__STATED GOAL__: Exact reproduction of the data is required, with images excluded.

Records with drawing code
## START
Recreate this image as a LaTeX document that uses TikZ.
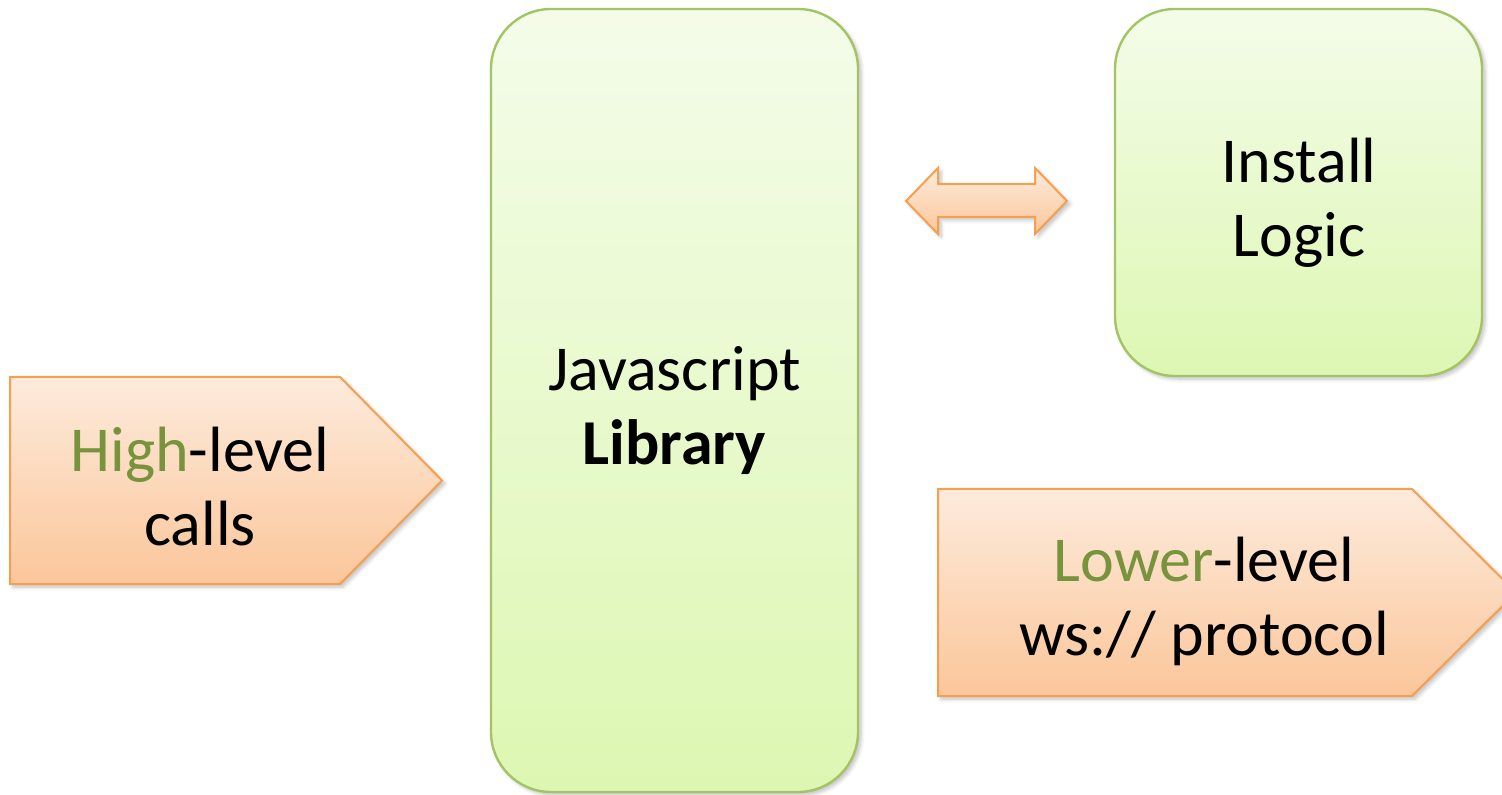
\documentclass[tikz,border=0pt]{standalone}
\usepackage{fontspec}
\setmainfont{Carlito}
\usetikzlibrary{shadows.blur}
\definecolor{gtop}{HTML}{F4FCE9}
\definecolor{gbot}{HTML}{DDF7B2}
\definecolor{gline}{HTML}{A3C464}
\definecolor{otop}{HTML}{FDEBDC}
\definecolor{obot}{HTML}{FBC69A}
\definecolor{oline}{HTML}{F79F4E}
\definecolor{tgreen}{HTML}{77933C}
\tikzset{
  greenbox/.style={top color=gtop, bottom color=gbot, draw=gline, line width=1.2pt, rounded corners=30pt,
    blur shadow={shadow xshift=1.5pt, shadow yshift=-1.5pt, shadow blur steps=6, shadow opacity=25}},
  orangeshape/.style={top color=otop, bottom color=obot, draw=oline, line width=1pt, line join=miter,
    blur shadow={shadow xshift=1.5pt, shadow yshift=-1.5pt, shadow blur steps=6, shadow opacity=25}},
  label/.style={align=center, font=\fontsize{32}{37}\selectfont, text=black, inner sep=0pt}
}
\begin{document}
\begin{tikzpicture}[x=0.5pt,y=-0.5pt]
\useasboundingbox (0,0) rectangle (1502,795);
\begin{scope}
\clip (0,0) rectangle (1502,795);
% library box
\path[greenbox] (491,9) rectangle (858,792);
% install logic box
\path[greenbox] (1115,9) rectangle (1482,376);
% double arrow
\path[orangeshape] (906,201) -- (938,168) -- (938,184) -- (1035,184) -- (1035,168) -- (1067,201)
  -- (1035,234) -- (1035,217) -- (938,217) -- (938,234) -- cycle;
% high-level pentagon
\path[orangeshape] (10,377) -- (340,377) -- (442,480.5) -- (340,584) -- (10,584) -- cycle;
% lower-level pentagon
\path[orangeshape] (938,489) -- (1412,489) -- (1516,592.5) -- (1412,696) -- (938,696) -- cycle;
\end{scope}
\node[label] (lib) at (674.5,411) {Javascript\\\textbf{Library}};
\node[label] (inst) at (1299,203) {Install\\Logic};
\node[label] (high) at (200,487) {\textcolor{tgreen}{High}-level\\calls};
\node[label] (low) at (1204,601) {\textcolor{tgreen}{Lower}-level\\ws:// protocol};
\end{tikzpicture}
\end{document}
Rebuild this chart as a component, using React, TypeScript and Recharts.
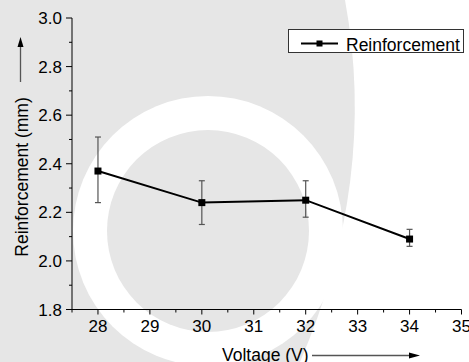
## END
__ANSWER__:
Recreate this image as a LaTeX document that uses TikZ.
\documentclass[tikz,border=0pt]{standalone}
\usepackage{fontspec}
\setmainfont{Carlito}
\usetikzlibrary{shadows.blur}
\definecolor{gtop}{HTML}{F4FCE9}
\definecolor{gbot}{HTML}{DDF7B2}
\definecolor{gline}{HTML}{A3C464}
\definecolor{otop}{HTML}{FDEBDC}
\definecolor{obot}{HTML}{FBC69A}
\definecolor{oline}{HTML}{F79F4E}
\definecolor{tgreen}{HTML}{77933C}
\tikzset{
  greenbox/.style={top color=gtop, bottom color=gbot, draw=gline, line width=1.2pt, rounded corners=30pt,
    blur shadow={shadow xshift=1.5pt, shadow yshift=-1.5pt, shadow blur steps=6, shadow opacity=25}},
  orangeshape/.style={top color=otop, bottom color=obot, draw=oline, line width=1pt, line join=miter,
    blur shadow={shadow xshift=1.5pt, shadow yshift=-1.5pt, shadow blur steps=6, shadow opacity=25}},
  label/.style={align=center, font=\fontsize{32}{37}\selectfont, text=black, inner sep=0pt}
}
\begin{document}
\begin{tikzpicture}[x=0.5pt,y=-0.5pt]
\useasboundingbox (0,0) rectangle (1502,795);
\begin{scope}
\clip (0,0) rectangle (1502,795);
% library box
\path[greenbox] (491,9) rectangle (858,792);
% install logic box
\path[greenbox] (1115,9) rectangle (1482,376);
% double arrow
\path[orangeshape] (906,201) -- (938,168) -- (938,184) -- (1035,184) -- (1035,168) -- (1067,201)
  -- (1035,234) -- (1035,217) -- (938,217) -- (938,234) -- cycle;
% high-level pentagon
\path[orangeshape] (10,377) -- (340,377) -- (442,480.5) -- (340,584) -- (10,584) -- cycle;
% lower-level pentagon
\path[orangeshape] (938,489) -- (1412,489) -- (1516,592.5) -- (1412,696) -- (938,696) -- cycle;
\end{scope}
\node[label] (lib) at (674.5,411) {Javascript\\\textbf{Library}};
\node[label] (inst) at (1299,203) {Install\\Logic};
\node[label] (high) at (200,487) {\textcolor{tgreen}{High}-level\\calls};
\node[label] (low) at (1204,601) {\textcolor{tgreen}{Lower}-level\\ws:// protocol};
\end{tikzpicture}
\end{document}
Rebuild this chart as a component, using React, TypeScript and Recharts.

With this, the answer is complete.